The Red Reel
Gold Standard

Why Did the U.S. Treasury Give Up on the Gold Standard?

Throughout the 19th and early 20th centuries, much of the world used gold standards for its monetary systems. Sometimes, this was in the form of physical gold coins that were circulated through the economy. The rise of paper banknotes made the concept of carrying actual gold around less common, however.

Many governments switched to what’s called a fiat gold standard. The US, for instance, held that individual banknotes corresponded to a certain amount of actual gold stored in the federal government’s vaults. Then the effects of the Great Depression and World War II caused the US to abandon this system.

While the US still has sizable gold investments, namely in the Bullion Depository near Fort Knox in Kentucky, the gold standard is a relic of a bygone era. But what caused the US to give up on this system in favor of more abstract value determinations?

Gold Is Hard to Use as Currency

The first issue with using gold as the physical representation of value in a given economic system is that it’s extremely heavy in large quantities.
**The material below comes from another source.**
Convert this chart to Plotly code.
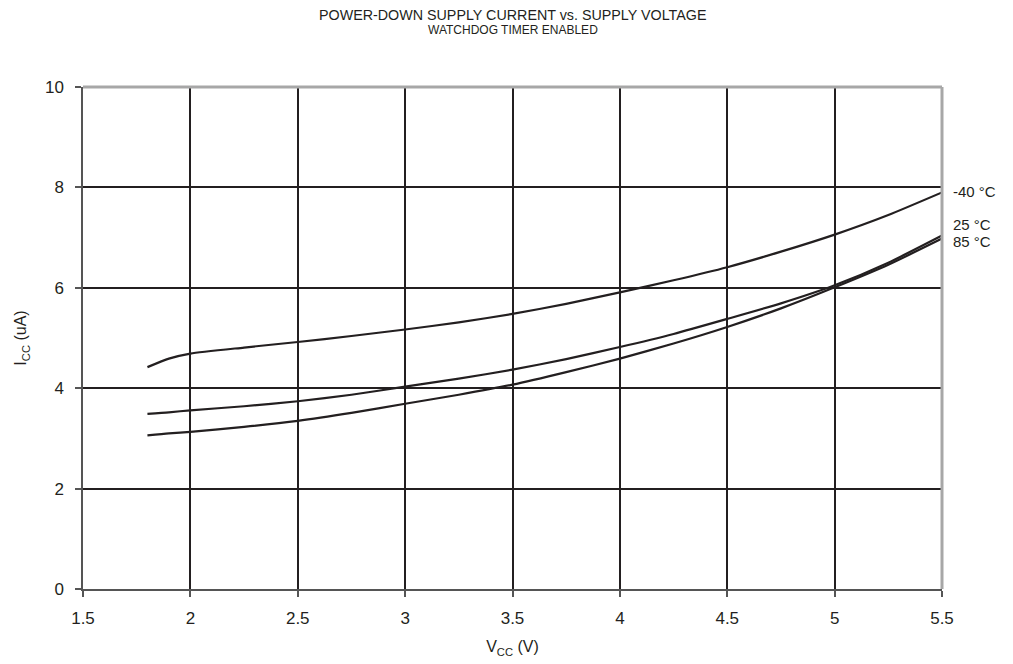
import plotly.graph_objects as go

vcc = [1.8, 1.9, 2.0, 2.25, 2.5, 2.75, 3.0, 3.25, 3.5, 3.75, 4.0, 4.25, 4.5, 4.75, 5.0, 5.25, 5.5]
icc_m40 = [4.42, 4.59, 4.69, 4.81, 4.92, 5.04, 5.17, 5.31, 5.48, 5.68, 5.91, 6.15, 6.41, 6.72, 7.06, 7.45, 7.90]
icc_25 = [3.49, 3.52, 3.56, 3.64, 3.74, 3.87, 4.03, 4.19, 4.37, 4.58, 4.82, 5.08, 5.38, 5.69, 6.05, 6.50, 7.04]
icc_85 = [3.06, 3.10, 3.13, 3.23, 3.35, 3.51, 3.69, 3.87, 4.07, 4.32, 4.59, 4.89, 5.22, 5.59, 6.01, 6.46, 6.98]
series_names = ["-40 °C", "25 °C", "85 °C"]
label_y = [7.92, 7.26, 6.92]

x_ticks = [1.5, 2, 2.5, 3, 3.5, 4, 4.5, 5, 5.5]
x_tick_text = ["1.5", "2", "2.5", "3", "3.5", "4", "4.5", "5", "5.5"]
y_ticks = [0, 2, 4, 6, 8, 10]

FONT = "Liberation Sans, Arial, Helvetica, sans-serif"
INK = "#231f20"

fig = go.Figure()
for name, ys in zip(series_names, [icc_m40, icc_25, icc_85]):
    fig.add_trace(go.Scatter(x=vcc, y=ys, mode="lines", name=name,
                             line=dict(color=INK, width=2.2, shape="spline", smoothing=0.6),
                             showlegend=False, cliponaxis=False))

for name, ly in zip(series_names, label_y):
    fig.add_annotation(x=1.0, xref="paper", y=ly, yref="y", text=name, showarrow=False,
                       xanchor="left", xshift=9, font=dict(family=FONT, size=15, color=INK))

fig.add_annotation(x=0.5, xref="paper", y=1, yref="paper", yshift=72,
                   text="POWER-DOWN SUPPLY CURRENT vs. SUPPLY VOLTAGE", showarrow=False,
                   font=dict(family=FONT, size=14.3, color=INK), yanchor="middle")
fig.add_annotation(x=0.5, xref="paper", y=1, yref="paper", yshift=57,
                   text="WATCHDOG TIMER ENABLED", showarrow=False,
                   font=dict(family=FONT, size=12, color=INK), yanchor="middle")

fig.update_layout(
    width=1013, height=664,
    margin=dict(l=71, r=79, t=79, b=83),
    paper_bgcolor="white", plot_bgcolor="white",
    font=dict(family=FONT, color=INK),
    xaxis=dict(range=[1.5, 5.5], tickvals=x_ticks, ticktext=x_tick_text,
               showgrid=True, gridcolor=INK, gridwidth=2,
               showline=True, linecolor="#555555", linewidth=1.5,
               ticks="outside", ticklen=6, tickcolor="#555555", tickwidth=1.5,
               ticklabelstandoff=7,
               tickfont=dict(size=17, family=FONT, color=INK), zeroline=False,
               title=dict(text="V<sub>CC</sub> (V)", font=dict(size=16, family=FONT, color=INK), standoff=14)),
    yaxis=dict(range=[0, 10], tickvals=y_ticks,
               showgrid=True, gridcolor=INK, gridwidth=2,
               showline=True, linecolor="#555555", linewidth=1.5,
               ticks="outside", ticklen=6, tickcolor="#555555", tickwidth=1.5,
               ticklabelstandoff=8,
               tickfont=dict(size=17, family=FONT, color=INK), zeroline=False,
               title=dict(text="I<sub>CC</sub> (uA)", font=dict(size=16, family=FONT, color=INK), standoff=14)),
    shapes=[
        dict(type="line", xref="paper", yref="paper", x0=0, x1=1, y0=1, y1=1,
             line=dict(color="#a7a7a7", width=3)),
        dict(type="line", xref="paper", yref="paper", x0=1, x1=1, y0=0, y1=1,
             line=dict(color="#a7a7a7", width=3)),
    ],
)

fig.write_html("out.html")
This is the exact reason that the older system of “commodity money,” where the only legal tender is actually made from valuable materials like gold, was abandoned by most countries.

The second issue with a gold standard is that the precious metal is significantly limited. The sheer physical quantity required for bigger transactions just doesn’t exist on our planet. Roughly 174,000 metric tons of gold have ever been mined. That might seem like a lot, but given that we’re talking about all the gold ever, it’s not nearly enough to support global economies that use gold as currency.

Modern Money

By divorcing money from a gold standard, the Treasury is free to expand supply as they choose and regulate inflation. Gold standards are often responsible for the kinds of pressure that can result in deflation since there is a lower ceiling on how much money can be in the economy. While inflation is usually seen as a bad thing, deflation can be just as damaging.

That doesn’t mean that people don’t still place value on gold. If you have a considerable quantity of gold in your possession, you’re probably pretty rich. That being said, you can’t just walk into a grocery store and pay for your food with a gold bar! The modern version of carrying a pocket full of bullion is investing in gold commodities on the stock market.